Channel 14’s ratings also got a lift from a surprising source: former Prime Minister Yair Lapid, now leader of the opposition. His Yesh Atid Party submitted a petition to the Central Elections Committee against the channel and its owner Yitzchak Mirilashvili in Sept. 2022. The petition requested that the channel be redefined as a propaganda arm of the right, given its “significant political activity during an election period.”

“It was a literal attempt to get us off the air,” Nissan said, adding that the staff wore the criticism as a badge of honor.

“If we weren’t having an effect, Lapid wouldn’t have cared. When he saw the channel was having an actual impact, that it was changing people’s attitudes on a day-to-day basis, he became worried.”

The Central Election Committee rejected Lapid’s petition, which backfired, becoming a “huge advertisement” for Channel 14, said Nissan.

“The joke at the channel was that we should send Lapid a bouquet as a thank you. We actually increased our ratings,” he added.

Lital Shemesh took a more somber view of Lapid’s effort.

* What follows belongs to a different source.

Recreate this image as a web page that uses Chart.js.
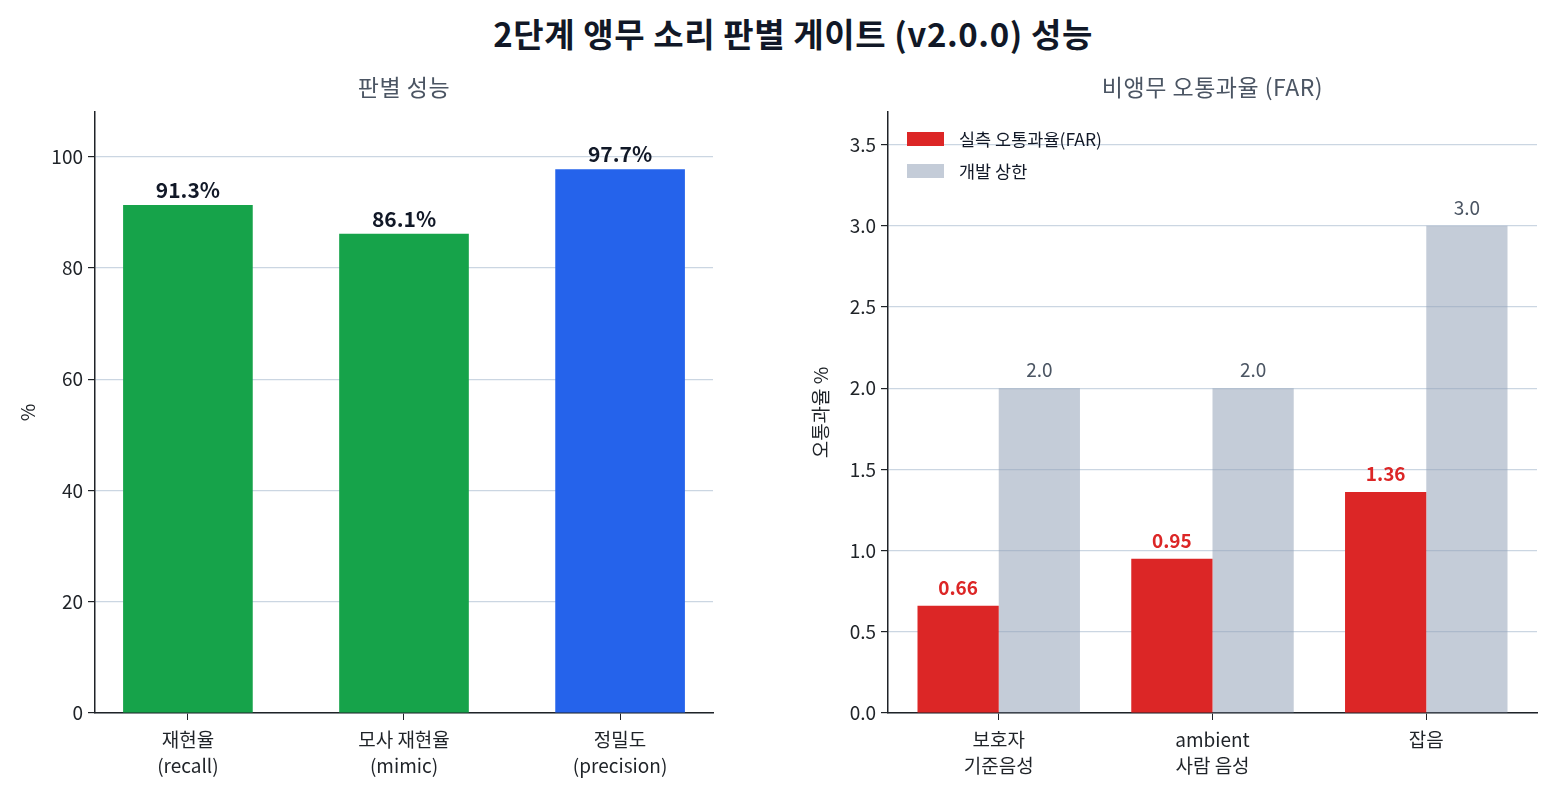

“This wasn’t the first time they tried to shut down a media outlet. They’ve tried to shut down the Israel Hayom newspaper and Arutz 7 radio and also now Channel 14. I find it sad when a politician is trying to shut down a TV station, trying to damage the basics of democracy and freedom of speech. If you want to win an election—fight a fair fight. Don’t try to take the only channel criticizing you off the air.”

Both agree that the future for Channel 14 looks bright. Shemesh noted that the channel is now earning enough in advertising revenue to pay its way. Nissan said that ratings are up across the board.

“Every aspect of the channel is on the rise, right at dawn with the morning show,” he said.